Ускоряющиеся движения исполнителей вызывают состояние, близкое к панической атаке. Тебе страшно, но эта реакция — чисто физиологическая. Любопытно, что некоторые зрители на обсуждении, силясь объяснить рефлекторный физиологический ужас, говорили о «ядерной войне», то есть приручали ужас с помощью ассоциативного ряда.

Большой спектр ассоциаций применительно с к спектаклю post, обычно скупому на образы, — вещь непривычная. Понятно, что не существует единого рецепта, как смотреть театр post. Но все-таки: и расползающиеся пятна цветной гуаши — как завораживающие комбинации разноцветных осколков «калейдоскопа», любимой игрушки советского детства. И такие же не поддающиеся идентификации и узнаванию кадры из фильмов семидесятых на экране, воздействующие не содержанием, а рябой зернистой фактурой выцветшей пленки.

Все это — повод к созданию каких-то индивидуальных ассоциативных рядов, впрочем, разной эмоциональной окраски.

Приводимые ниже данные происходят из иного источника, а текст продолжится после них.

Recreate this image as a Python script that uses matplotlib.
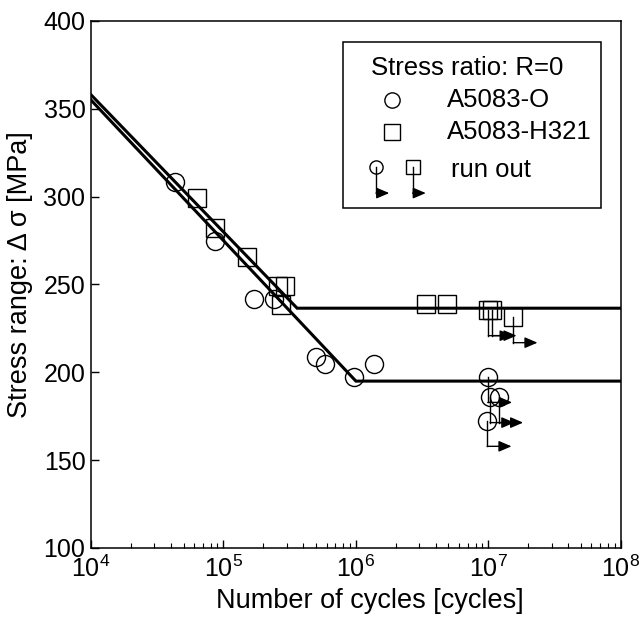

Не исключаю и того, что для кого-то все аудио- и визуальные ряды спектакля становятся поводом к ностальгии. Кто-то же слушал все эти «Ты письмо напиши» и «На щеке снежинка тает» (специально упоминаю наиболее известные из композиций)? Чем больше тебя в силу возраста задела эпоха ВИА и конструкторских бюро, тем мощнее поток ассоциаций, тем сильнее включается личный эмоциональный опыт. А для кого-то «Два перстня» — молчаливая герметичная «вещь в себе». Подобный эффект восприятия, кстати, наблюдался на «Розенкранце и Гильденстерне», другом историческом спектакле post.